Repeat exactly, and only, the lines below starting at the line that contains "Write self-contained HTML" and ending at the line that contains "const e=txt(65,y+5,String(v),'end');", inclusive of both.

» **Data rows**:
--------------------

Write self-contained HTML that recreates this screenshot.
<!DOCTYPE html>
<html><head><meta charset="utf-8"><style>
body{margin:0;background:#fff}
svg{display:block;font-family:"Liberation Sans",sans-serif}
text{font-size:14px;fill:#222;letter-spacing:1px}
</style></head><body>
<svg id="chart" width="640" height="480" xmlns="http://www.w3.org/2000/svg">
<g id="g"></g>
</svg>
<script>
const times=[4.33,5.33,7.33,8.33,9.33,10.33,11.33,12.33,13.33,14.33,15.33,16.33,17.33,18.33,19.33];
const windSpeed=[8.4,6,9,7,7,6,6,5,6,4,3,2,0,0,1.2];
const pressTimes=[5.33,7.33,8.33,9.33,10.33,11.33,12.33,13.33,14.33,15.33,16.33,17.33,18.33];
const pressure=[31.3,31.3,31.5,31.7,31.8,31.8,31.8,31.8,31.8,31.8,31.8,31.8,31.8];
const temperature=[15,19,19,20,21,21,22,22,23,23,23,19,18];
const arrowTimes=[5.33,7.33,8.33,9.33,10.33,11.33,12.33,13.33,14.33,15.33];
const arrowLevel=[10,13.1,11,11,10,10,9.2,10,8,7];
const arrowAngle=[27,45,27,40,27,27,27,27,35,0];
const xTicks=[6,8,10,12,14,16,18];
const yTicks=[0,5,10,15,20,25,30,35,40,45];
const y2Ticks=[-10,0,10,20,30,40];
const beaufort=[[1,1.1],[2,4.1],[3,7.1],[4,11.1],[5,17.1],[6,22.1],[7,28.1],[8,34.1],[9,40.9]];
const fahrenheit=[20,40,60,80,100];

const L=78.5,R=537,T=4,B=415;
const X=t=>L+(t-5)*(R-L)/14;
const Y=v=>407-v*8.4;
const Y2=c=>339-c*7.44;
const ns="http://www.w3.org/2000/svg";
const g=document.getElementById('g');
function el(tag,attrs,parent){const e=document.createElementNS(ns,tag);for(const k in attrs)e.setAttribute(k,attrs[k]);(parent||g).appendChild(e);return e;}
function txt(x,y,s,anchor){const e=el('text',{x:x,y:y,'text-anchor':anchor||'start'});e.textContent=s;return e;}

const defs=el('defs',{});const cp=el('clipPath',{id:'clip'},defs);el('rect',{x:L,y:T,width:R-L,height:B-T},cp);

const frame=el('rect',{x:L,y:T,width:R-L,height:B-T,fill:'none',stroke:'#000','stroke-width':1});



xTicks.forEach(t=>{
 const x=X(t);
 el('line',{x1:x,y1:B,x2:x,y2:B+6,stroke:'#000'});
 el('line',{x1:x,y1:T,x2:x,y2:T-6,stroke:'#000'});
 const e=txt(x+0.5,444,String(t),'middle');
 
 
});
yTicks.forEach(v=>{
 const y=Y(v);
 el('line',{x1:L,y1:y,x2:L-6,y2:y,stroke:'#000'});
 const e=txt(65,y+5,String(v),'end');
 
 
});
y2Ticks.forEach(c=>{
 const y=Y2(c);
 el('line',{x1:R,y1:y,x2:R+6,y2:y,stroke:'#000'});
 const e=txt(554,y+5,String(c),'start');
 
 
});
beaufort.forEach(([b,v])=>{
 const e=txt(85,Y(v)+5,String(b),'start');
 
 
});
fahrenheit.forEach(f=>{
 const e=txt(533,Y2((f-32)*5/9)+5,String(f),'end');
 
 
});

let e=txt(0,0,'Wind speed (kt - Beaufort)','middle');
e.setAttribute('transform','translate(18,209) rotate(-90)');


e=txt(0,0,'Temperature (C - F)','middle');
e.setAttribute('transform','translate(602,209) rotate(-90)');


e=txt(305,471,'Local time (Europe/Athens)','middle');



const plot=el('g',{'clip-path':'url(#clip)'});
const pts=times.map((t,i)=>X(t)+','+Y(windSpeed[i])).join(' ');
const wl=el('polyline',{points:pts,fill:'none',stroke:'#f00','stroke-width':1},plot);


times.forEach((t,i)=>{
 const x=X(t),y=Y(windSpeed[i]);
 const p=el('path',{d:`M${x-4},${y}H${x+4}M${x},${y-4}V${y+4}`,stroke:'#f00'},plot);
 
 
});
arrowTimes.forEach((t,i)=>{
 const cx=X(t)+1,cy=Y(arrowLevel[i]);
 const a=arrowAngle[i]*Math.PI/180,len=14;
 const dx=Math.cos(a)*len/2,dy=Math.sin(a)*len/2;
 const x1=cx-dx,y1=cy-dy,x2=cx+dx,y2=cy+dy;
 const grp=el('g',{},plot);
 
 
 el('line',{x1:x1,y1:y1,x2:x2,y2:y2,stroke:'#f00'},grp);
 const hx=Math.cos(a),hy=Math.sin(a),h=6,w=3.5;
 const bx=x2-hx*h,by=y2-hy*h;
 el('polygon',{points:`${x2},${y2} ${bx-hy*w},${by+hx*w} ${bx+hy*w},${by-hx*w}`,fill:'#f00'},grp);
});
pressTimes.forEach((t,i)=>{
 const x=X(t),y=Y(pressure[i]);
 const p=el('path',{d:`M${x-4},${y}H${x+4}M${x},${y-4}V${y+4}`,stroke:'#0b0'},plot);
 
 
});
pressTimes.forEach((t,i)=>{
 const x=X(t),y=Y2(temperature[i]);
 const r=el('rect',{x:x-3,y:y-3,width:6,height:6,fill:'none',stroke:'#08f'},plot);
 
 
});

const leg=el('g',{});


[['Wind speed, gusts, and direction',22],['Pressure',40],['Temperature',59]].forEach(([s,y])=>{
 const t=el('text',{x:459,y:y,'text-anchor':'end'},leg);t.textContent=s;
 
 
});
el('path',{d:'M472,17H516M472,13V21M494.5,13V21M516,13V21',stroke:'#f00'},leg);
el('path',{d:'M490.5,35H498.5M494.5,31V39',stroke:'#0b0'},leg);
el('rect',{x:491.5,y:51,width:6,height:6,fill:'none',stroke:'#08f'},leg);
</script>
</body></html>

--------------------

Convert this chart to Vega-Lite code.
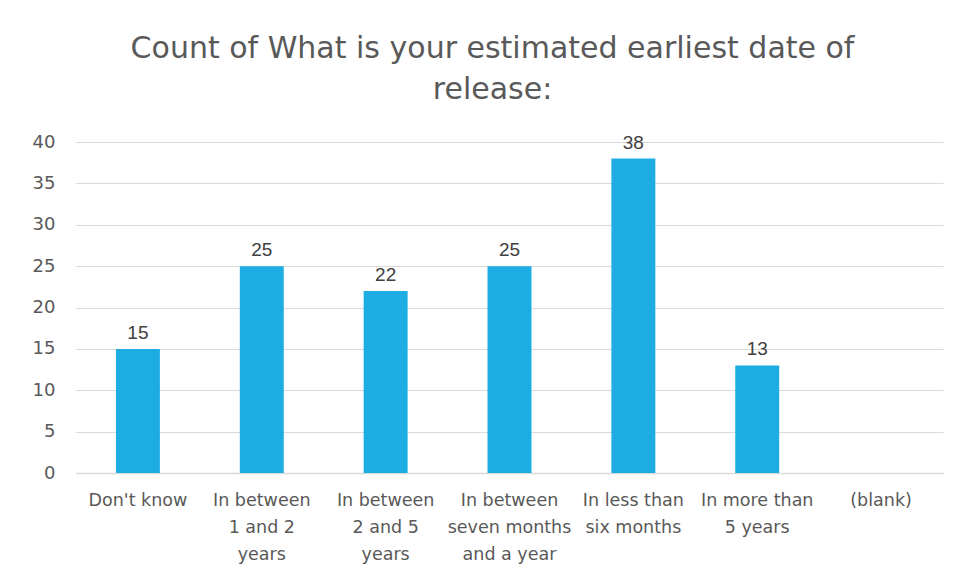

--------------------

» **Written response**:
Write self-contained HTML that recreates this screenshot.
<!DOCTYPE html>
<html><head><meta charset="utf-8"><style>
body{margin:0;background:#fff}
svg{display:block;font-family:"Liberation Sans",sans-serif}
text{font-size:14px;fill:#222;letter-spacing:1px}
</style></head><body>
<svg id="chart" width="640" height="480" xmlns="http://www.w3.org/2000/svg">
<g id="g"></g>
</svg>
<script>
const times=[4.33,5.33,7.33,8.33,9.33,10.33,11.33,12.33,13.33,14.33,15.33,16.33,17.33,18.33,19.33];
const windSpeed=[8.4,6,9,7,7,6,6,5,6,4,3,2,0,0,1.2];
const pressTimes=[5.33,7.33,8.33,9.33,10.33,11.33,12.33,13.33,14.33,15.33,16.33,17.33,18.33];
const pressure=[31.3,31.3,31.5,31.7,31.8,31.8,31.8,31.8,31.8,31.8,31.8,31.8,31.8];
const temperature=[15,19,19,20,21,21,22,22,23,23,23,19,18];
const arrowTimes=[5.33,7.33,8.33,9.33,10.33,11.33,12.33,13.33,14.33,15.33];
const arrowLevel=[10,13.1,11,11,10,10,9.2,10,8,7];
const arrowAngle=[27,45,27,40,27,27,27,27,35,0];
const xTicks=[6,8,10,12,14,16,18];
const yTicks=[0,5,10,15,20,25,30,35,40,45];
const y2Ticks=[-10,0,10,20,30,40];
const beaufort=[[1,1.1],[2,4.1],[3,7.1],[4,11.1],[5,17.1],[6,22.1],[7,28.1],[8,34.1],[9,40.9]];
const fahrenheit=[20,40,60,80,100];

const L=78.5,R=537,T=4,B=415;
const X=t=>L+(t-5)*(R-L)/14;
const Y=v=>407-v*8.4;
const Y2=c=>339-c*7.44;
const ns="http://www.w3.org/2000/svg";
const g=document.getElementById('g');
function el(tag,attrs,parent){const e=document.createElementNS(ns,tag);for(const k in attrs)e.setAttribute(k,attrs[k]);(parent||g).appendChild(e);return e;}
function txt(x,y,s,anchor){const e=el('text',{x:x,y:y,'text-anchor':anchor||'start'});e.textContent=s;return e;}

const defs=el('defs',{});const cp=el('clipPath',{id:'clip'},defs);el('rect',{x:L,y:T,width:R-L,height:B-T},cp);

const frame=el('rect',{x:L,y:T,width:R-L,height:B-T,fill:'none',stroke:'#000','stroke-width':1});



xTicks.forEach(t=>{
 const x=X(t);
 el('line',{x1:x,y1:B,x2:x,y2:B+6,stroke:'#000'});
 el('line',{x1:x,y1:T,x2:x,y2:T-6,stroke:'#000'});
 const e=txt(x+0.5,444,String(t),'middle');
 
 
});
yTicks.forEach(v=>{
 const y=Y(v);
 el('line',{x1:L,y1:y,x2:L-6,y2:y,stroke:'#000'});
 const e=txt(65,y+5,String(v),'end');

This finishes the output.